## Set task
Reproduce the listing below without changes, except that pictures are left out.

## Source material
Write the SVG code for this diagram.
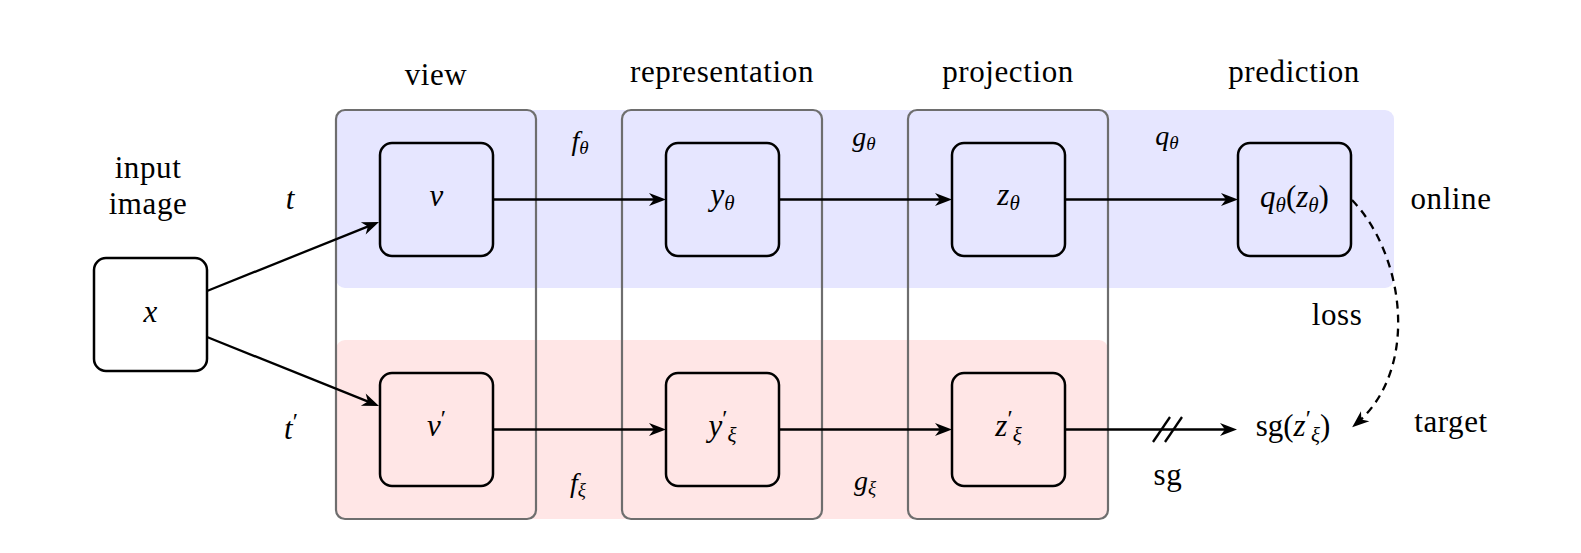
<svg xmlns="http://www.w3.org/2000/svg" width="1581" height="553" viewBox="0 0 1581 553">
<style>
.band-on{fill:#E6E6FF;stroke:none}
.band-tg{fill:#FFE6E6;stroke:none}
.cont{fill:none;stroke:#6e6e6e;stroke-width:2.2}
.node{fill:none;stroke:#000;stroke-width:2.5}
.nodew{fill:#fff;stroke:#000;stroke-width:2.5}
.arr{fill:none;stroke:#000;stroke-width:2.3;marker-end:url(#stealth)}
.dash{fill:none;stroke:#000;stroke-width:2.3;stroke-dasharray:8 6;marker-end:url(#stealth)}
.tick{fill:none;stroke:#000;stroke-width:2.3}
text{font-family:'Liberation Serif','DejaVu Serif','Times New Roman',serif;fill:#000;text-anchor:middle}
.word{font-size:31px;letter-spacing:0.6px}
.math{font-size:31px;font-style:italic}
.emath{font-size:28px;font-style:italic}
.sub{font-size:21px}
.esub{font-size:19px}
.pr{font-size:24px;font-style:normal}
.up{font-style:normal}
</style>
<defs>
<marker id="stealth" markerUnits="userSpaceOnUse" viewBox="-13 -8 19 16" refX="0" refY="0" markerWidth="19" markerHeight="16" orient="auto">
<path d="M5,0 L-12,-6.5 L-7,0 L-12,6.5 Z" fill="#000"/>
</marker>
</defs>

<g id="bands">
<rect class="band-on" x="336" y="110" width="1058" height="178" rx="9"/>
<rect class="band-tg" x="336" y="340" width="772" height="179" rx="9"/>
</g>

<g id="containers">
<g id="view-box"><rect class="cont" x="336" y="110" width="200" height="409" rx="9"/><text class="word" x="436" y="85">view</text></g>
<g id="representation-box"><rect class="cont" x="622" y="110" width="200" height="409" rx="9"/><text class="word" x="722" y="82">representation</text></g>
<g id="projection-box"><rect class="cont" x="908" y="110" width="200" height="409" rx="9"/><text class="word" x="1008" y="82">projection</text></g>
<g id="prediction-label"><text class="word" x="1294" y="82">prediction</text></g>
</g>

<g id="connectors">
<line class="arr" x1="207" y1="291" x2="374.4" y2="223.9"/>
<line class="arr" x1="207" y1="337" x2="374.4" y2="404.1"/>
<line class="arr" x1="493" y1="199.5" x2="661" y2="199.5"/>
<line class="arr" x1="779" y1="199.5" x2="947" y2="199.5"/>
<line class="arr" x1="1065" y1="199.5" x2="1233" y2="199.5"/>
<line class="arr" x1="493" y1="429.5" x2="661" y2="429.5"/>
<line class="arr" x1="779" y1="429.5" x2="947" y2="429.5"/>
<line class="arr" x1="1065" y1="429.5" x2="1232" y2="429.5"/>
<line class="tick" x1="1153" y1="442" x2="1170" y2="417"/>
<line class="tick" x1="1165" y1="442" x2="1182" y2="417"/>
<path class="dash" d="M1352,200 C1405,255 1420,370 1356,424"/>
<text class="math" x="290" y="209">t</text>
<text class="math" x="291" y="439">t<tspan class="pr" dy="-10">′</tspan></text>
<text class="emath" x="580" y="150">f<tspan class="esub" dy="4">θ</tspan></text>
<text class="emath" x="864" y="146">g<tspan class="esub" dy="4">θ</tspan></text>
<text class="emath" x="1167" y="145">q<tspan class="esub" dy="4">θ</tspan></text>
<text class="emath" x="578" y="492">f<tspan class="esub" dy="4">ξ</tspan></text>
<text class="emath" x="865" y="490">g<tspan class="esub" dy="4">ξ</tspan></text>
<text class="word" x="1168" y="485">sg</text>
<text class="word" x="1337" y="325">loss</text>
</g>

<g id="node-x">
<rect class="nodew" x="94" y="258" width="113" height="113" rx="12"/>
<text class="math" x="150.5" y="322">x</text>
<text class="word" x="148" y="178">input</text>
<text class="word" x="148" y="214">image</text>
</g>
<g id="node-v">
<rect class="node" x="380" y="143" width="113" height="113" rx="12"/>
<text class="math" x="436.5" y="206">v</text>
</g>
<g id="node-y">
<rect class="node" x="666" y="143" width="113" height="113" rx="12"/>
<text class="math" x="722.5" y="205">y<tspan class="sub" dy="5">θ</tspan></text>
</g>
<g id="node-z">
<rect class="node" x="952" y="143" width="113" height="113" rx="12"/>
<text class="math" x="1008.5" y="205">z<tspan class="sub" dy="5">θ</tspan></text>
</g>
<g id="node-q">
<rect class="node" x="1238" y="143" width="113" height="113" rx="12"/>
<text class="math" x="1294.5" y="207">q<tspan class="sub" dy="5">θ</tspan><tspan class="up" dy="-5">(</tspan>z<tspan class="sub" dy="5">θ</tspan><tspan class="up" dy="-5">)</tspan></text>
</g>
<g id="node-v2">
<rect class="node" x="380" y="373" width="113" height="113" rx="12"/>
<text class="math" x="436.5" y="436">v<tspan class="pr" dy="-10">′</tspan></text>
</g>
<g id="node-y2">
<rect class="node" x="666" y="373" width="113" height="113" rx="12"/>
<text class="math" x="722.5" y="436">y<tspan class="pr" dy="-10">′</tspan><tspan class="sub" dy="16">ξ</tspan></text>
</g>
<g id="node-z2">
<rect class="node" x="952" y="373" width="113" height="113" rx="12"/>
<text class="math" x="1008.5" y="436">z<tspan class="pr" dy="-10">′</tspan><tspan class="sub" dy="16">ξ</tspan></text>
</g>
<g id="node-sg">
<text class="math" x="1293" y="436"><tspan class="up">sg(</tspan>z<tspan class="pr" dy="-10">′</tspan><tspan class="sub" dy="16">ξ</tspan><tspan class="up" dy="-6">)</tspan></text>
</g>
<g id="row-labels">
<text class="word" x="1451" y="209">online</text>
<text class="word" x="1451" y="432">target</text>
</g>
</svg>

## Output for this exercise
Write the SVG code for this diagram.
<svg xmlns="http://www.w3.org/2000/svg" width="1581" height="553" viewBox="0 0 1581 553">
<style>
.band-on{fill:#E6E6FF;stroke:none}
.band-tg{fill:#FFE6E6;stroke:none}
.cont{fill:none;stroke:#6e6e6e;stroke-width:2.2}
.node{fill:none;stroke:#000;stroke-width:2.5}
.nodew{fill:#fff;stroke:#000;stroke-width:2.5}
.arr{fill:none;stroke:#000;stroke-width:2.3;marker-end:url(#stealth)}
.dash{fill:none;stroke:#000;stroke-width:2.3;stroke-dasharray:8 6;marker-end:url(#stealth)}
.tick{fill:none;stroke:#000;stroke-width:2.3}
text{font-family:'Liberation Serif','DejaVu Serif','Times New Roman',serif;fill:#000;text-anchor:middle}
.word{font-size:31px;letter-spacing:0.6px}
.math{font-size:31px;font-style:italic}
.emath{font-size:28px;font-style:italic}
.sub{font-size:21px}
.esub{font-size:19px}
.pr{font-size:24px;font-style:normal}
.up{font-style:normal}
</style>
<defs>
<marker id="stealth" markerUnits="userSpaceOnUse" viewBox="-13 -8 19 16" refX="0" refY="0" markerWidth="19" markerHeight="16" orient="auto">
<path d="M5,0 L-12,-6.5 L-7,0 L-12,6.5 Z" fill="#000"/>
</marker>
</defs>

<g id="bands">
<rect class="band-on" x="336" y="110" width="1058" height="178" rx="9"/>
<rect class="band-tg" x="336" y="340" width="772" height="179" rx="9"/>
</g>

<g id="containers">
<g id="view-box"><rect class="cont" x="336" y="110" width="200" height="409" rx="9"/><text class="word" x="436" y="85">view</text></g>
<g id="representation-box"><rect class="cont" x="622" y="110" width="200" height="409" rx="9"/><text class="word" x="722" y="82">representation</text></g>
<g id="projection-box"><rect class="cont" x="908" y="110" width="200" height="409" rx="9"/><text class="word" x="1008" y="82">projection</text></g>
<g id="prediction-label"><text class="word" x="1294" y="82">prediction</text></g>
</g>

<g id="connectors">
<line class="arr" x1="207" y1="291" x2="374.4" y2="223.9"/>
<line class="arr" x1="207" y1="337" x2="374.4" y2="404.1"/>
<line class="arr" x1="493" y1="199.5" x2="661" y2="199.5"/>
<line class="arr" x1="779" y1="199.5" x2="947" y2="199.5"/>
<line class="arr" x1="1065" y1="199.5" x2="1233" y2="199.5"/>
<line class="arr" x1="493" y1="429.5" x2="661" y2="429.5"/>
<line class="arr" x1="779" y1="429.5" x2="947" y2="429.5"/>
<line class="arr" x1="1065" y1="429.5" x2="1232" y2="429.5"/>
<line class="tick" x1="1153" y1="442" x2="1170" y2="417"/>
<line class="tick" x1="1165" y1="442" x2="1182" y2="417"/>
<path class="dash" d="M1352,200 C1405,255 1420,370 1356,424"/>
<text class="math" x="290" y="209">t</text>
<text class="math" x="291" y="439">t<tspan class="pr" dy="-10">′</tspan></text>
<text class="emath" x="580" y="150">f<tspan class="esub" dy="4">θ</tspan></text>
<text class="emath" x="864" y="146">g<tspan class="esub" dy="4">θ</tspan></text>
<text class="emath" x="1167" y="145">q<tspan class="esub" dy="4">θ</tspan></text>
<text class="emath" x="578" y="492">f<tspan class="esub" dy="4">ξ</tspan></text>
<text class="emath" x="865" y="490">g<tspan class="esub" dy="4">ξ</tspan></text>
<text class="word" x="1168" y="485">sg</text>
<text class="word" x="1337" y="325">loss</text>
</g>

<g id="node-x">
<rect class="nodew" x="94" y="258" width="113" height="113" rx="12"/>
<text class="math" x="150.5" y="322">x</text>
<text class="word" x="148" y="178">input</text>
<text class="word" x="148" y="214">image</text>
</g>
<g id="node-v">
<rect class="node" x="380" y="143" width="113" height="113" rx="12"/>
<text class="math" x="436.5" y="206">v</text>
</g>
<g id="node-y">
<rect class="node" x="666" y="143" width="113" height="113" rx="12"/>
<text class="math" x="722.5" y="205">y<tspan class="sub" dy="5">θ</tspan></text>
</g>
<g id="node-z">
<rect class="node" x="952" y="143" width="113" height="113" rx="12"/>
<text class="math" x="1008.5" y="205">z<tspan class="sub" dy="5">θ</tspan></text>
</g>
<g id="node-q">
<rect class="node" x="1238" y="143" width="113" height="113" rx="12"/>
<text class="math" x="1294.5" y="207">q<tspan class="sub" dy="5">θ</tspan><tspan class="up" dy="-5">(</tspan>z<tspan class="sub" dy="5">θ</tspan><tspan class="up" dy="-5">)</tspan></text>
</g>
<g id="node-v2">
<rect class="node" x="380" y="373" width="113" height="113" rx="12"/>
<text class="math" x="436.5" y="436">v<tspan class="pr" dy="-10">′</tspan></text>
</g>
<g id="node-y2">
<rect class="node" x="666" y="373" width="113" height="113" rx="12"/>
<text class="math" x="722.5" y="436">y<tspan class="pr" dy="-10">′</tspan><tspan class="sub" dy="16">ξ</tspan></text>
</g>
<g id="node-z2">
<rect class="node" x="952" y="373" width="113" height="113" rx="12"/>
<text class="math" x="1008.5" y="436">z<tspan class="pr" dy="-10">′</tspan><tspan class="sub" dy="16">ξ</tspan></text>
</g>
<g id="node-sg">
<text class="math" x="1293" y="436"><tspan class="up">sg(</tspan>z<tspan class="pr" dy="-10">′</tspan><tspan class="sub" dy="16">ξ</tspan><tspan class="up" dy="-6">)</tspan></text>
</g>
<g id="row-labels">
<text class="word" x="1451" y="209">online</text>
<text class="word" x="1451" y="432">target</text>
</g>
</svg>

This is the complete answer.